No label or certification can avoid these kinds of cruelty. We don’t need any animal rights activist waving a finger at us. We don’t need to be convinced of anything we don’t already know. We need to listen to ourselves.
It goes without saying that we want to be safe. We know how to make ourselves safer. But wanting and knowing are not enough.
These are not my or anyone’s opinions, despite a tendency to publish this information in opinion sections. And the answers to the most common responses raised by any serious questioning of animal agriculture aren’t opinions.
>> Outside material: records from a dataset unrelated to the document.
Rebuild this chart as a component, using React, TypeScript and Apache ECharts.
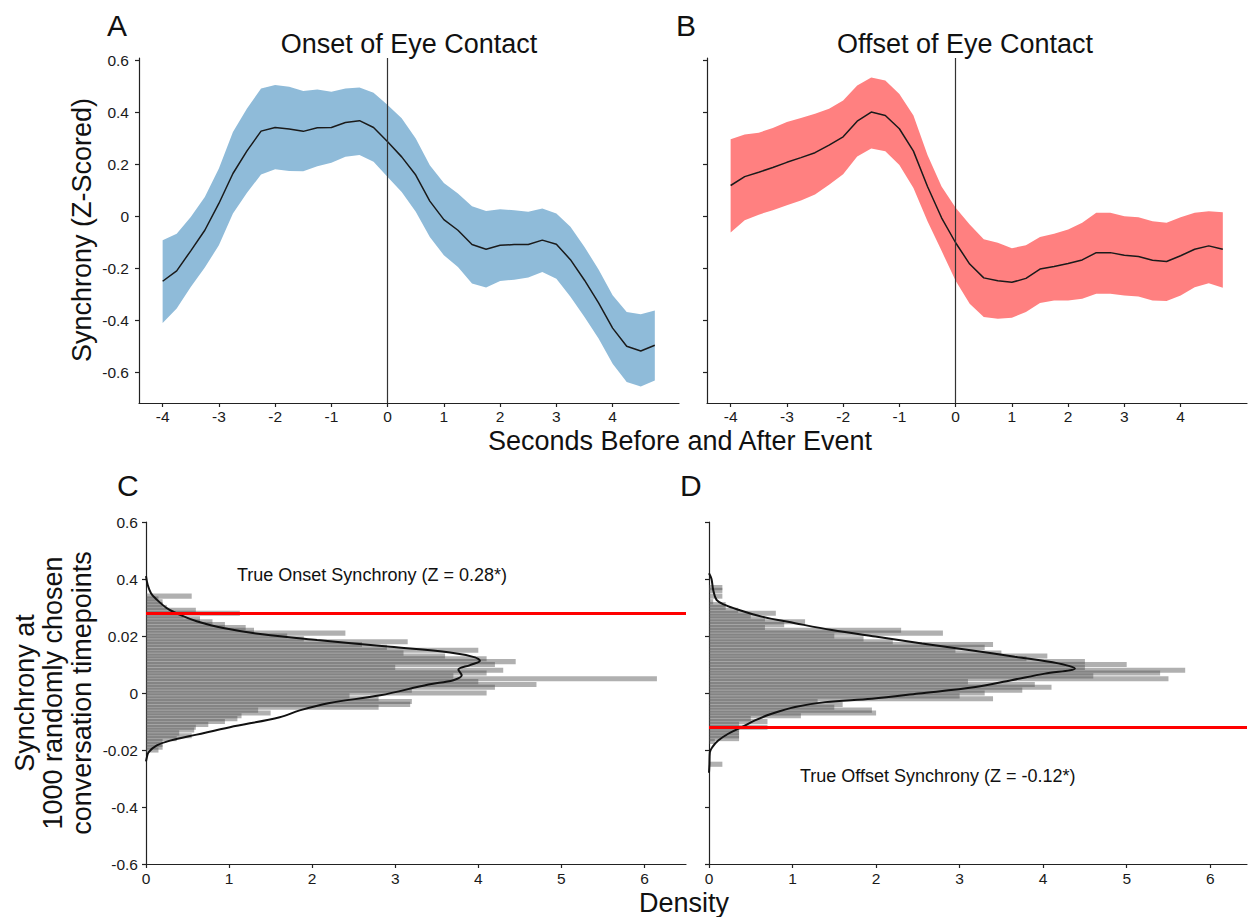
import React, { useEffect, useRef } from "react";
import * as echarts from "echarts";

// ---------- DATA ----------
const times = [-4, -3.75, -3.5, -3.25, -3, -2.75, -2.5, -2.25, -2, -1.75, -1.5, -1.25, -1, -0.75, -0.5, -0.25, 0, 0.25, 0.5, 0.75, 1, 1.25, 1.5, 1.75, 2, 2.25, 2.5, 2.75, 3, 3.25, 3.5, 3.75, 4, 4.25, 4.5, 4.75];

const onsetMean = [-0.25, -0.21, -0.133, -0.054, 0.049, 0.164, 0.251, 0.327, 0.341, 0.335, 0.326, 0.34, 0.341, 0.36, 0.367, 0.341, 0.286, 0.228, 0.158, 0.058, -0.013, -0.054, -0.109, -0.127, -0.112, -0.109, -0.109, -0.092, -0.108, -0.167, -0.246, -0.333, -0.43, -0.5, -0.518, -0.496];
const onsetUpper = [-0.092, -0.067, -0.003, 0.074, 0.183, 0.324, 0.414, 0.491, 0.504, 0.497, 0.481, 0.487, 0.478, 0.491, 0.495, 0.474, 0.427, 0.376, 0.299, 0.196, 0.128, 0.087, 0.038, 0.02, 0.027, 0.023, 0.017, 0.03, 0.01, -0.041, -0.118, -0.205, -0.304, -0.368, -0.377, -0.362];
const onsetLower = [-0.41, -0.355, -0.272, -0.197, -0.112, 0.01, 0.09, 0.16, 0.18, 0.174, 0.173, 0.192, 0.205, 0.228, 0.235, 0.209, 0.151, 0.093, 0.017, -0.08, -0.15, -0.195, -0.259, -0.274, -0.249, -0.244, -0.236, -0.214, -0.24, -0.31, -0.387, -0.47, -0.567, -0.637, -0.654, -0.631];

const offsetMean = [0.118, 0.152, 0.169, 0.187, 0.207, 0.225, 0.244, 0.273, 0.305, 0.365, 0.4, 0.387, 0.336, 0.25, 0.114, -0.006, -0.102, -0.184, -0.237, -0.248, -0.254, -0.239, -0.203, -0.193, -0.182, -0.168, -0.14, -0.14, -0.15, -0.155, -0.169, -0.174, -0.152, -0.127, -0.114, -0.127];
const offsetUpper = [0.296, 0.314, 0.321, 0.339, 0.362, 0.377, 0.394, 0.413, 0.445, 0.502, 0.533, 0.521, 0.47, 0.387, 0.235, 0.114, 0.032, -0.032, -0.089, -0.102, -0.123, -0.112, -0.08, -0.067, -0.051, -0.025, 0.013, 0.013, 0.0, -0.004, -0.019, -0.025, -0.004, 0.013, 0.019, 0.015];
const offsetLower = [-0.063, -0.016, 0.006, 0.023, 0.042, 0.06, 0.083, 0.121, 0.161, 0.229, 0.26, 0.25, 0.197, 0.108, -0.019, -0.133, -0.248, -0.336, -0.387, -0.394, -0.39, -0.368, -0.334, -0.324, -0.324, -0.317, -0.298, -0.298, -0.305, -0.309, -0.324, -0.326, -0.305, -0.273, -0.258, -0.275];

// histogram bins (y centre) and density lengths
const onsetBinY = [0.34, 0.33, 0.32, 0.31, 0.3, 0.29, 0.28, 0.27, 0.26, 0.25, 0.24, 0.23, 0.22, 0.21, 0.2, 0.19, 0.18, 0.17, 0.16, 0.15, 0.14, 0.13, 0.12, 0.11, 0.1, 0.09, 0.08, 0.07, 0.06, 0.05, 0.04, 0.03, 0.02, 0.01, 0, -0.01, -0.02, -0.03, -0.04, -0.05, -0.06, -0.07, -0.08, -0.09, -0.1, -0.11, -0.12, -0.13, -0.14, -0.15, -0.16, -0.17, -0.18, -0.19, -0.2];
const onsetBinDensity = [0.55, 0.15, 0.2, 0.2, 0.25, 0.6, 1.13, 0.45, 0.65, 0.8, 0.95, 1.2, 1.3, 2.4, 1.7, 1.9, 3.15, 2.6, 2.9, 4.0, 3.1, 3.6, 4.1, 4.45, 4.2, 3.0, 4.3, 4.1, 3.7, 6.15, 4.0, 4.7, 4.2, 3.2, 4.1, 2.45, 2.8, 3.2, 3.18, 2.8, 1.35, 1.5, 1.15, 1.1, 0.95, 0.75, 0.6, 0.58, 0.4, 0.55, 0.37, 0.2, 0.2, 0.2, 0.15];

const offsetBinY = [0.37, 0.36, 0.35, 0.34, 0.33, 0.32, 0.31, 0.3, 0.29, 0.28, 0.27, 0.26, 0.25, 0.24, 0.23, 0.22, 0.21, 0.2, 0.19, 0.18, 0.17, 0.16, 0.15, 0.14, 0.13, 0.12, 0.11, 0.1, 0.09, 0.08, 0.07, 0.06, 0.05, 0.04, 0.03, 0.02, 0.01, 0, -0.01, -0.02, -0.03, -0.04, -0.05, -0.06, -0.07, -0.08, -0.09, -0.1, -0.11, -0.12, -0.13, -0.14, -0.15, -0.16, -0.17, -0.18, -0.19, -0.2, -0.21, -0.22, -0.23, -0.24, -0.25];
const offsetBinDensity = [0.16, 0.16, 0, 0.16, 0, 0.05, 0.2, 0.2, 0.35, 0.8, 0.5, 0.67, 1.15, 0.9, 0.67, 2.3, 2.8, 1.5, 1.85, 2.2, 3.4, 3.3, 2.95, 3.5, 4.05, 3.8, 4.5, 5.0, 4.5, 5.7, 5.4, 4.6, 5.5, 3.1, 3.9, 4.1, 3.75, 3.3, 3.0, 3.4, 1.3, 1.6, 1.5, 1.95, 2.0, 1.1, 0.5, 0.7, 0.36, 0.7, 0.36, 0.36, 0.36, 0.36, 0.07, 0, 0, 0, 0, 0, 0, 0, 0.16];

// kernel density curves (density, synchrony)
const onsetKdeX = [0.0, 0.02, 0.06, 0.11, 0.25, 0.41, 0.61, 0.93, 1.4, 2.06, 2.94, 3.66, 3.96, 4.02, 3.9, 3.76, 3.8, 3.7, 3.4, 2.82, 2.21, 1.85, 1.61, 1.01, 0.61, 0.29, 0.13, 0.03, 0.01, 0.0];
const onsetKdeY = [0.41, 0.38, 0.35, 0.333, 0.298, 0.274, 0.252, 0.228, 0.206, 0.186, 0.162, 0.142, 0.125, 0.113, 0.098, 0.082, 0.062, 0.045, 0.03, -0.008, -0.035, -0.061, -0.085, -0.12, -0.146, -0.167, -0.184, -0.208, -0.226, -0.24];
const offsetKdeX = [0.0, 0.03, 0.05, 0.09, 0.19, 0.35, 0.63, 1.03, 1.47, 1.99, 2.55, 3.11, 3.66, 4.18, 4.38, 4.02, 3.62, 3.19, 2.51, 1.95, 1.39, 1.03, 0.75, 0.55, 0.39, 0.23, 0.11, 0.04, 0.01, 0.005, 0.0];
const offsetKdeY = [0.42, 0.4, 0.362, 0.327, 0.309, 0.292, 0.268, 0.245, 0.221, 0.198, 0.174, 0.151, 0.127, 0.104, 0.086, 0.068, 0.045, 0.021, -0.002, -0.02, -0.032, -0.049, -0.073, -0.096, -0.12, -0.143, -0.167, -0.19, -0.208, -0.25, -0.28];

const trueOnset = 0.28;
const trueOffset = -0.117;

const topYTicks = [-0.6, -0.4, -0.2, 0, 0.2, 0.4, 0.6];
const topYLabels = ["-0.6", "-0.4", "-0.2", "0", "0.2", "0.4", "0.6"];
const topXTicks = [-4, -3, -2, -1, 0, 1, 2, 3, 4];
const topXLabels = ["-4", "-3", "-2", "-1", "0", "1", "2", "3", "4"];
const histYTicks = [-0.6, -0.4, -0.2, 0, 0.2, 0.4, 0.6];
const histYLabels = ["-0.6", "-0.4", "-0.02", "0", "0.02", "0.4", "0.6"];
const histXTicks = [0, 1, 2, 3, 4, 5, 6];
const histXLabels = ["0", "1", "2", "3", "4", "5", "6"];

// ---------- helpers ----------
const FONT = '"Liberation Sans", Arial, sans-serif';
const AXIS_COLOR = "#222";

function labelFor(ticks: number[], labels: string[]) {
  return (v: number) => {
    let best = 0;
    for (let i = 1; i < ticks.length; i++) {
      if (Math.abs(ticks[i] - v) < Math.abs(ticks[best] - v)) best = i;
    }
    return labels[best];
  };
}

function axis(gridIndex: number, min: number, max: number, ticks: number[], labels: string[], showLabels: boolean, margin: number) {
  return {
    type: "value",
    gridIndex,
    min,
    max,
    axisLine: { show: true, onZero: false, lineStyle: { color: AXIS_COLOR, width: 1.2 } },
    axisTick: { show: true, inside: false, length: 4, customValues: ticks, lineStyle: { color: AXIS_COLOR, width: 1.2 } },
    axisLabel: {
      show: showLabels,
      customValues: ticks,
      margin,
      color: "#1a1a1a",
      fontSize: 15.5,
      fontFamily: FONT,
      formatter: labelFor(ticks, labels),
    },
    splitLine: { show: false },
  };
}

function bandSeries(idx: number, lower: number[], upper: number[], color: string) {
  return {
    type: "custom",
    xAxisIndex: idx,
    yAxisIndex: idx,
    silent: true,
    z: 1,
    data: times.map((t, i) => [t, lower[i], upper[i]]),
    renderItem: (params: any, api: any) => {
      if (params.dataIndex !== 0) return null;
      const pts: number[][] = [];
      for (let i = 0; i < times.length; i++) pts.push(api.coord([times[i], upper[i]]));
      for (let i = times.length - 1; i >= 0; i--) pts.push(api.coord([times[i], lower[i]]));
      return { type: "polygon", shape: { points: pts }, style: { fill: color } };
    },
  };
}

function meanSeries(idx: number, mean: number[]) {
  return {
    type: "line",
    xAxisIndex: idx,
    yAxisIndex: idx,
    data: times.map((t, i) => [t, mean[i]]),
    symbol: "none",
    lineStyle: { color: "#1a1a1a", width: 1.5 },
    z: 3,
    silent: true,
    markLine: {
      silent: true,
      symbol: ["none", "none"],
      label: { show: false },
      lineStyle: { color: "#333", width: 1.2, type: "solid" },
      data: [{ xAxis: 0 }],
      z: 4,
    },
  };
}

const BIN_STEP = 0.01;
function histSeries(idx: number, ys: number[], ds: number[]) {
  return {
    type: "custom",
    xAxisIndex: idx,
    yAxisIndex: idx,
    silent: true,
    z: 1,
    data: ys.map((y, i) => [ds[i], y]),
    renderItem: (params: any, api: any) => {
      const d = api.value(0);
      const y = api.value(1);
      if (!(d > 0)) return null;
      const h = BIN_STEP * 0.9;
      const p0 = api.coord([0, y + h]);
      const p1 = api.coord([d, y - h]);
      return {
        type: "rect",
        shape: { x: p0[0], y: p0[1], width: p1[0] - p0[0], height: p1[1] - p0[1] },
        style: { fill: "rgba(80,80,80,0.45)" },
      };
    },
  };
}

function kdeSeries(idx: number, xs: number[], ys: number[], redY: number) {
  return {
    type: "line",
    xAxisIndex: idx,
    yAxisIndex: idx,
    data: xs.map((x, i) => [x, ys[i]]),
    symbol: "none",
    smooth: 0.35,
    lineStyle: { color: "#111", width: 2 },
    z: 3,
    silent: true,
    markLine: {
      silent: true,
      symbol: ["none", "none"],
      label: { show: false },
      lineStyle: { color: "#ff0000", width: 3, type: "solid" },
      data: [{ yAxis: redY }],
      z: 4,
    },
  };
}

function txt(text: string, x: number, y: number, size: number, align: string, rotation = 0) {
  return {
    type: "text",
    x,
    y,
    rotation,
    silent: true,
    style: {
      text,
      font: `${size}px ${FONT}`,
      fill: "#111",
      align,
      verticalAlign: "middle",
      textAlign: align,
      textVerticalAlign: "middle",
    },
  };
}

const TOP_Y_MIN = -0.7178;
const TOP_Y_MAX = 0.6079;
const TOP_X_MIN = -4.42;
const TOP_X_MAX = 5.18;

export default function App() {
  const ref = useRef<HTMLDivElement>(null);
  useEffect(() => {
    document.body.style.margin = "0";
    if (!ref.current) return;
    const chart = echarts.init(ref.current, undefined, { renderer: "svg" });
    const option: any = {
      animation: false,
      backgroundColor: "#ffffff",
      grid: [
        { left: 139, top: 58, width: 540, height: 345 },
        { left: 707, top: 58, width: 540, height: 345 },
        { left: 146, top: 522, width: 540, height: 342 },
        { left: 709, top: 522, width: 538, height: 342 },
      ],
      xAxis: [
        axis(0, TOP_X_MIN, TOP_X_MAX, topXTicks, topXLabels, true, 5),
        axis(1, TOP_X_MIN, TOP_X_MAX, topXTicks, topXLabels, true, 5),
        axis(2, 0, 6.5, histXTicks, histXLabels, true, 6),
        axis(3, 0, 6.44, histXTicks, histXLabels, true, 6),
      ],
      yAxis: [
        axis(0, TOP_Y_MIN, TOP_Y_MAX, topYTicks, topYLabels, true, 10),
        axis(1, TOP_Y_MIN, TOP_Y_MAX, topYTicks, topYLabels, false, 10),
        axis(2, -0.6, 0.6, histYTicks, histYLabels, true, 8),
        axis(3, -0.6, 0.6, histYTicks, histYLabels, false, 8),
      ],
      series: [
        bandSeries(0, onsetLower, onsetUpper, "#8fbbd9"),
        meanSeries(0, onsetMean),
        bandSeries(1, offsetLower, offsetUpper, "#ff8080"),
        meanSeries(1, offsetMean),
        histSeries(2, onsetBinY, onsetBinDensity),
        kdeSeries(2, onsetKdeX, onsetKdeY, trueOnset),
        histSeries(3, offsetBinY, offsetBinDensity),
        kdeSeries(3, offsetKdeX, offsetKdeY, trueOffset),
      ],
      graphic: [
        txt("A", 107, 25, 30, "left"),
        txt("B", 676, 25, 30, "left"),
        txt("C", 117, 485, 30, "left"),
        txt("D", 680, 485, 30, "left"),
        txt("Onset of Eye Contact", 409, 44, 27, "center"),
        txt("Offset of Eye Contact", 965, 44, 27, "center"),
        txt("Synchrony (Z-Scored)", 82, 230, 27, "center", Math.PI / 2),
        txt("Seconds Before and After Event", 680, 441, 27, "center"),
        txt("Synchrony at", 25, 693, 27, "center", Math.PI / 2),
        txt("1000 randomly chosen", 53, 693, 27, "center", Math.PI / 2),
        txt("conversation timepoints", 82, 693, 27, "center", Math.PI / 2),
        txt("Density", 684, 903, 27, "center"),
        txt("True Onset Synchrony (Z = 0.28*)", 237, 575, 18, "left"),
        txt("True Offset Synchrony (Z = -0.12*)", 800, 776, 18, "left"),
      ],
    };
    chart.setOption(option);
    return () => chart.dispose();
  }, []);
  return <div ref={ref} style={{ width: 1248, height: 917 }} />;
}
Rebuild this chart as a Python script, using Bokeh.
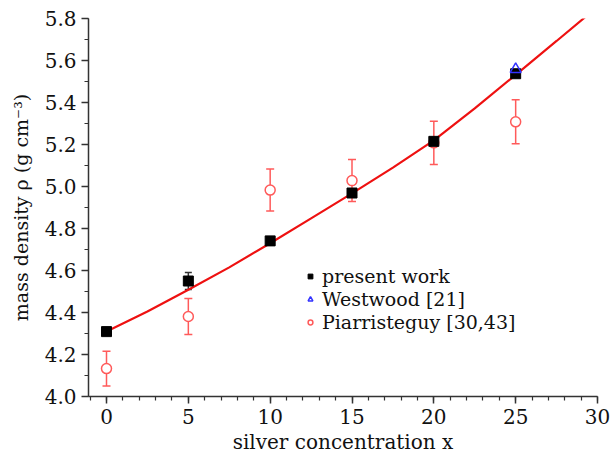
from bokeh.plotting import figure
from bokeh.models import (ColumnDataSource, Whisker, TeeHead, Legend, LegendItem, FixedTicker,
                          Range1d, CustomJSTickFormatter)
from bokeh.embed import file_html
from bokeh.resources import INLINE

# data
x_present = [0, 5, 10, 15, 20, 25]
rho_present = [4.309, 4.55, 4.741, 4.969, 5.215, 5.537]
err_present = [0.01, 0.04, 0.01, 0.02, 0.01, 0.01]

x_west = [25]
rho_west = [5.558]

x_piar = [0, 5, 10, 15, 20, 25]
rho_piar = [4.133, 4.381, 4.983, 5.028, 5.208, 5.308]
err_piar = [0.083, 0.086, 0.1, 0.1, 0.103, 0.105]

x_fit = [0, 2.5, 5, 7.5, 10, 12.5, 15, 17.5, 20, 22.5, 25, 27.5, 29.3]
rho_fit = [4.31, 4.405, 4.508, 4.615, 4.73, 4.848, 4.967, 5.09, 5.22, 5.372, 5.532, 5.693, 5.81]

x_ticks = [0, 5, 10, 15, 20, 25, 30]
y_ticks = [4.0, 4.2, 4.4, 4.6, 4.8, 5.0, 5.2, 5.4, 5.6, 5.8]

SERIF = "DejaVu Serif"

p = figure(width=610, height=456, output_backend="svg", toolbar_location=None,
           x_range=Range1d(-1.1, 30), y_range=Range1d(4.0, 5.8),
           min_border_left=88, min_border_right=13, min_border_top=18, min_border_bottom=59)
p.outline_line_color = None
p.grid.visible = False
p.background_fill_color = "white"
p.border_fill_color = "white"

for ax in (p.xaxis[0], p.yaxis[0]):
    ax.axis_line_color = "#333333"
    ax.axis_line_width = 1.5
    ax.major_tick_line_color = "#333333"
    ax.minor_tick_line_color = "#333333"
    ax.major_tick_line_width = 1.5
    ax.minor_tick_line_width = 1.2
    ax.major_tick_out = 7
    ax.major_tick_in = 0
    ax.minor_tick_out = 4
    ax.minor_tick_in = 0
    ax.major_label_text_font = SERIF
    ax.major_label_text_font_size = "20px"
    ax.major_label_text_color = "#111111"
    ax.axis_label_text_font = SERIF
    ax.axis_label_text_font_style = "normal"
    ax.axis_label_text_color = "#111111"

p.xaxis.axis_label_text_font_size = "20px"
p.yaxis.axis_label_text_font_size = "19px"
p.xaxis.ticker = FixedTicker(ticks=x_ticks, minor_ticks=list(range(-1, 31)))
p.yaxis.ticker = FixedTicker(ticks=y_ticks, minor_ticks=[round(4.0 + 0.1 * i, 1) for i in range(19)])
p.yaxis.formatter = CustomJSTickFormatter(code="return tick.toFixed(1)")
p.xaxis.axis_label = "silver concentration x"
p.yaxis.axis_label = "mass density ρ (g cm⁻³)"
p.xaxis.axis_label_standoff = 3
p.yaxis.axis_label_standoff = 10
p.xaxis.major_label_standoff = 5
p.yaxis.major_label_standoff = 5

red = "#ff5a5a"

src_piar = ColumnDataSource(dict(x=x_piar, y=rho_piar,
                                 lo=[v - e for v, e in zip(rho_piar, err_piar)],
                                 hi=[v + e for v, e in zip(rho_piar, err_piar)]))
w1 = Whisker(source=src_piar, base="x", lower="lo", upper="hi", line_color=red, line_width=1.5,
             upper_head=TeeHead(size=8, line_color=red, line_width=1.5),
             lower_head=TeeHead(size=8, line_color=red, line_width=1.5))
p.add_layout(w1)
r_piar = p.scatter("x", "y", source=src_piar, marker="circle", size=10, fill_color="white",
                   line_color=red, line_width=1.5)

src_pres = ColumnDataSource(dict(x=x_present, y=rho_present,
                                 lo=[v - e for v, e in zip(rho_present, err_present)],
                                 hi=[v + e for v, e in zip(rho_present, err_present)]))
w2 = Whisker(source=src_pres, base="x", lower="lo", upper="hi", line_color="#333333", line_width=1.5,
             upper_head=TeeHead(size=7, line_color="#333333", line_width=1.5),
             lower_head=TeeHead(size=7, line_color="#333333", line_width=1.5))
p.add_layout(w2)

p.line(x_fit, rho_fit, line_color="#ee1111", line_width=2.2)

r_pres = p.scatter("x", "y", source=src_pres, marker="square", size=10, fill_color="black",
                   line_color="black")
r_west = p.scatter(x_west, rho_west, marker="triangle", size=11, fill_color=None,
                   line_color="#3333ff", line_width=1.5)

# legend glyph proxies (small)
lg_pres = p.scatter([-100], [0], marker="square", size=7, fill_color="black", line_color="black")
lg_west = p.scatter([-100], [0], marker="triangle", size=9, fill_color=None, line_color="#3333ff", line_width=1.5)
lg_piar = p.scatter([-100], [0], marker="circle", size=8, fill_color=None, line_color=red, line_width=1.5)

legend = Legend(items=[LegendItem(label="present work", renderers=[lg_pres]),
                       LegendItem(label="Westwood [21]", renderers=[lg_west]),
                       LegendItem(label="Piarristeguy [30,43]", renderers=[lg_piar])],
                location=(216, 63), border_line_color=None, background_fill_alpha=0,
                label_text_font=SERIF, label_text_font_size="19px", label_text_color="#111111",
                glyph_width=12, glyph_height=14, label_standoff=6, spacing=0, padding=0, margin=0,
                label_height=23)
p.add_layout(legend)

open("out.html", "w").write(file_html(p, INLINE))
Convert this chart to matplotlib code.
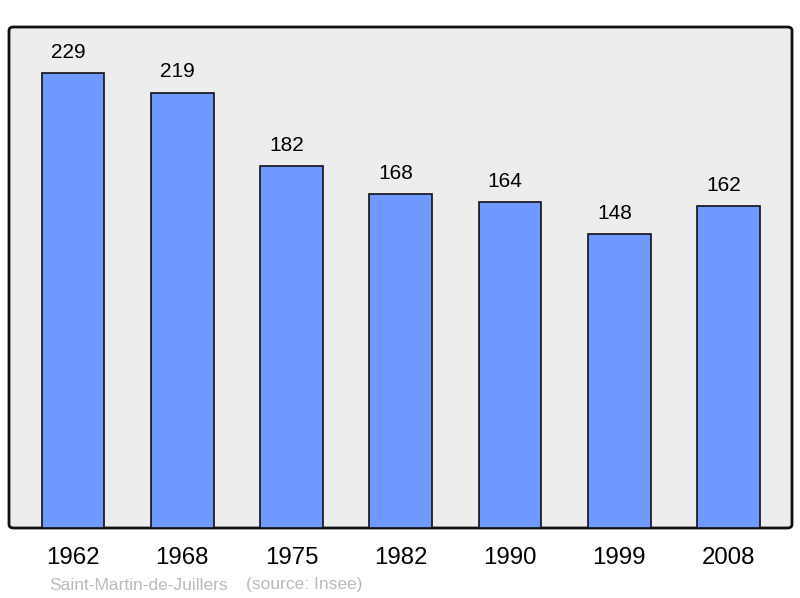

Don’t we need animal protein? No.
We can live longer, healthier lives without it. Most American adults eat roughly twice the recommended intake of protein — including vegetarians, who consume 70 percent more than they need. People who eat diets high in animal protein are more likely to die of heart disease, diabetes and kidney failure. Of course, meat, like cake, can be part of a healthy diet. But no sound nutritionist would recommend eating cake too often.
If we let the factory-farm system collapse, won’t farmers suffer? No.
The corporations that speak in their name while exploiting them will. There are fewer American farmers today than there were during the Civil War, despite America’s population being nearly 11 times greater. This is not an accident, but a business model. The ultimate dream of the animal-agriculture industrial complex is for “farms” to be fully automated. Transitioning toward plant-based foods and sustainable farming practices would create many more jobs than it would end.
Don’t take my word for it. Ask a farmer if he or she would be happy to see the end of factory farming.
A 2015 study found that a vegetarian diet is $750 a year cheaper than a meat-based diet. People of color disproportionately self-identify as vegetarian and disproportionately are victims of factory farming’s brutality. The slaughterhouse employees currently being put at risk to satisfy our taste for meat are overwhelmingly brown and black. Suggesting that a cheaper, healthier, less exploitative way of farming is elitist is in fact a piece of industry propaganda.
Can’t we work with factory-farming corporations to improve the food system? No.
Well, unless you believe that those made powerful through exploitation will voluntarily destroy the vehicles that have granted them spectacular wealth. Factory farming is to actual farming what criminal monopolies are to entrepreneurship. If for a single year the government removed its $38-billion-plus in props and bailouts, and required meat and dairy corporations to play by normal capitalist rules, it would destroy them forever. The industry could not survive in the free market.
Perhaps more than any other food, meat inspires both comfort and discomfort. That can make it difficult to act on what we know and want. Can we really displace meat from the center of our plates? This is the question that brings us to the threshold of the impossible. On the other side is the inevitable.
With the horror of pandemic pressing from behind, and the new questioning of what is essential, we can now see the door that was always there. As in a dream where our homes have rooms unknown to our waking selves, we can sense there is a better way of eating, a life closer to our values. On the other side is not something new, but something that calls from the past — a world in which farmers were not myths, tortured bodies were not food and the planet was not the bill at the end of the meal.
One meal in front of the other, it’s time to cross the threshold. On the other side is home.
Jonathan Safran Foer is the author of “Eating Animals” and “We Are the Weather.”